By Evangelical Association of the Caribbeans
Story by Clovis St. Romain
Photos Contributed by Shakika Fraser
Activity at the La Soufriere Hills Volcano on St. Vincent reached a crucial stage yesterday when the volcano, which had been coming to life over the last few months, had several violent eruptions, spewing ash and magma high into the sky.
Dormant for almost forty years since its last eruption on Good Friday 1979, La Soufriere had begun showing signs of rebirth in late 2020. Scientists from the University of the West Indies, flown in by the Government to monitor its progress, had recently reported a dramatic rise in its activity level and became alarmed at sharp increases in volcanic tectonic activity over the last few days. It was the Volcanologists’ report of serious escalation in tectonic tremors and smoke emissions from the expanding new dome that culminated in Prime Minister Dr. Ralph Gonsalves’ call to evacuate at 5:00pm on Thursday.
With nightfall approaching, the people living in the Red Zoned area in the northern quadrant of the island had very little time to act on the Evacuation Notice. Yet, in fear and anxiety over the unknown, some twenty thousand rural Vincentians began moving out in earnest chaos. Men, women and children, all carrying backpacks and bags holding their most precious belongings poured unto the dusty streets. Some headed to the Port at Chateaubelair where a Ferry and other vessels were waiting; others seeking to leave by the land route crowded into assigned buses, private vans and cars and began the trip southward.
Speaking to EAC Connect, Rev. Shakika Fraser, Pastor of the Georgetown Wesleyan Holiness Church and District Superintendent of the denomination in St. Vincent and the Grenadines related some of what he encountered while trying to get his people evacuated from the area.
He said, “Most of my Church Members had already left by the time we made it up to Georgetown but there were still people trying to get out so we decided to help. We had to persuade a few persons to leave and some flatly refused to evacuate. Most of these persons told us they were staying to protect their livestock from poaching, as apparently there had been much loss of livestock to thieves after the 1979 eruption.”
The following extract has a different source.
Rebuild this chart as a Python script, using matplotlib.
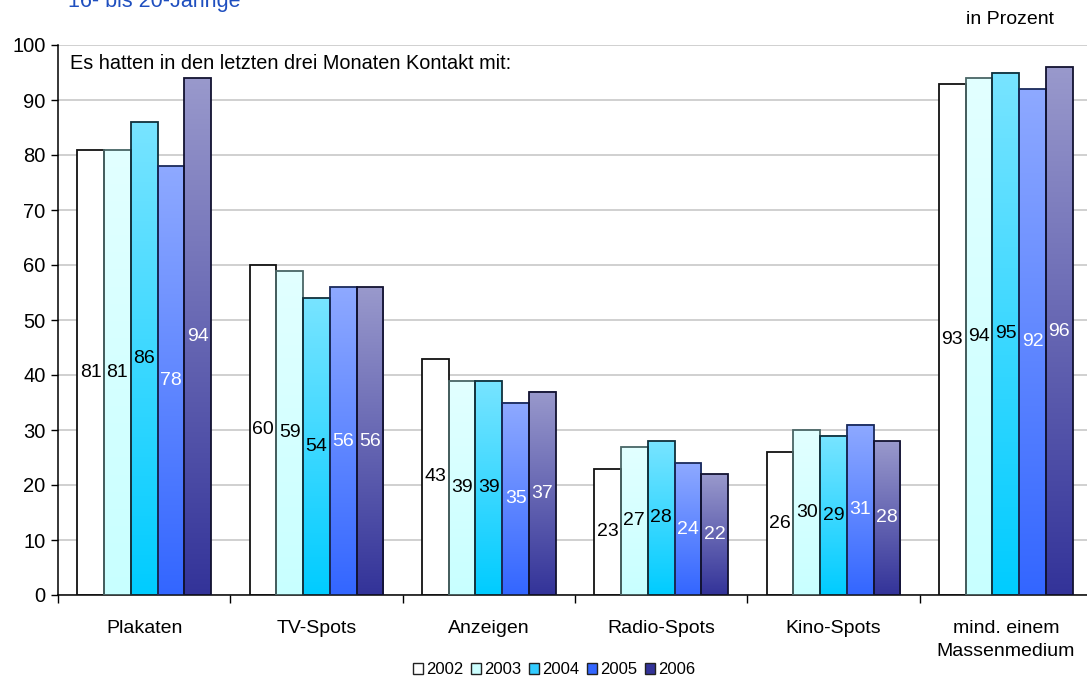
import numpy as np
import matplotlib
matplotlib.use("Agg")
import matplotlib.pyplot as plt
from matplotlib.colors import LinearSegmentedColormap
from matplotlib.patches import Patch

plt.rcParams["font.family"] = ["Liberation Sans", "DejaVu Sans"]

categories = ["Plakaten", "TV-Spots", "Anzeigen", "Radio-Spots", "Kino-Spots",
              "mind. einem\nMassenmedium"]
years = ["2002", "2003", "2004", "2005", "2006"]
v2002 = [81, 60, 43, 23, 26, 93]
v2003 = [81, 59, 39, 27, 30, 94]
v2004 = [86, 54, 39, 28, 29, 95]
v2005 = [78, 56, 35, 24, 31, 92]
v2006 = [94, 56, 37, 22, 28, 96]
series = [v2002, v2003, v2004, v2005, v2006]

# (top, bottom) gradient colours per year, edge colour, label colour
grad = [("#FFFFFF", "#FFFFFF"), ("#E2FFFF", "#C8FFFF"), ("#78E4FF", "#00CCFF"),
        ("#8EA9FF", "#3366FF"), ("#9999CC", "#333399")]
edges = ["#111111", "#4A6666", "#10303C", "#1A2A5A", "#121230"]
swatch = ["#FFFFFF", "#CCFFFF", "#33CCFF", "#3366FF", "#333399"]
lab_col = ["black", "black", "black", "white", "white"]

W, H = 1087, 677
fig = plt.figure(figsize=(W / 100, H / 100), dpi=100)
# plot area runs a little past the right edge of the canvas
ax = fig.add_axes([58 / W, 1 - 595 / H, (1092 - 58) / W, (595 - 45) / H])

n = len(years)
bw = 0.1555
x = np.arange(len(categories))
ramp = np.linspace(0, 1, 256).reshape(-1, 1)

for i, vals in enumerate(series):
    cmap = LinearSegmentedColormap.from_list(f"g{i}", list(grad[i]))
    xs = x + (i - (n - 1) / 2) * bw
    for xc, v in zip(xs, vals):
        ax.imshow(ramp, cmap=cmap, extent=(xc - bw / 2, xc + bw / 2, 0, v),
                  aspect="auto", origin="upper", zorder=2, interpolation="bilinear")
        ax.text(xc, v / 2, str(v), ha="center", va="center", fontsize=14,
                color=lab_col[i], zorder=4)
    ax.bar(xs, vals, width=bw, fill=False, edgecolor=edges[i], lw=1.3, zorder=3)

ax.set_xlim(-0.5, len(categories) - 0.5)
ax.set_ylim(0, 100)
ax.set_yticks(np.arange(0, 101, 10))
ax.yaxis.grid(True, color="#C8C8C8", lw=1.2, zorder=0)
ax.set_axisbelow(True)
ax.tick_params(axis="y", labelsize=14.5, length=5, width=1, pad=4)

ax.set_xticks(np.arange(-0.5, len(categories), 1.0))
ax.set_xticklabels([])
ax.set_xticks(x, minor=True)
ax.set_xticklabels(categories, minor=True, fontsize=14, linespacing=1.5)
ax.tick_params(axis="x", which="major", length=6, width=1)
ax.tick_params(axis="x", which="minor", length=0, pad=18)

for s in ("top", "right"):
    ax.spines[s].set_visible(False)
for s in ("left", "bottom"):
    ax.spines[s].set_linewidth(1.1)

ax.text(12 / (1092 - 58), 0.967, "Es hatten in den letzten drei Monaten Kontakt mit:",
        transform=ax.transAxes, ha="left", va="center", fontsize=14.3)

fig.text(68 / W, 1 - 2 / H, "16- bis 20-Jährige", ha="left", va="center",
         fontsize=15.5, color="#1F4FBF")
fig.text(1010 / W, 1 - 20 / H, "in Prozent", ha="center", va="center",
         fontsize=14)

handles = [Patch(facecolor=swatch[i], edgecolor="#222222", lw=1) for i in range(n)]
fig.legend(handles, years, loc="center", bbox_to_anchor=(554 / W, 1 - 670 / H),
           ncol=n, frameon=False, fontsize=12, handlelength=0.6,
           handleheight=0.6, handletextpad=0.2, columnspacing=0.45,
           borderpad=0.1)

fig.savefig("out.png", dpi=100)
“During one of the trips we made in the night, I was forced to make contact with a Colleague in the south who agreed to provide shelter in his Church building to a vanload of people who refused to go to the Government-run shelters where it was said everyone had to either prove they were vaccinated or had to take the vaccine!”
He continues, “It was heart-rending to have to pass persons by the roadside, bags in hand, at one o’clock in the morning. Many were Seniors who had probably gotten the evacuation call late or who had taken somewhat longer than their younger countrymen to mobilise themselves to leave their homes”.
Up and down in the north of the country, thousands of residents from the normally calm and easy-going villages and towns of Fits, Hughes, Chateaubelair, Fancy, Owia, Sandy Bay, Magum, Overland, Orange Hill, Georgetown, Byrea, Chester Cottage, Colonaire, Petit Bordel, Rose Bank, Rose Hall and several others have been forced to hastily flee the wrath of La Soufriere’s fury.
Speaking from his own experience in the process, Rev. Shakika shared the most critical needs of those who he has helped to evacuate from their homes: “Covered buckets, Folding cots, Sleeping Mats, Water, Masks and Hygiene kits”.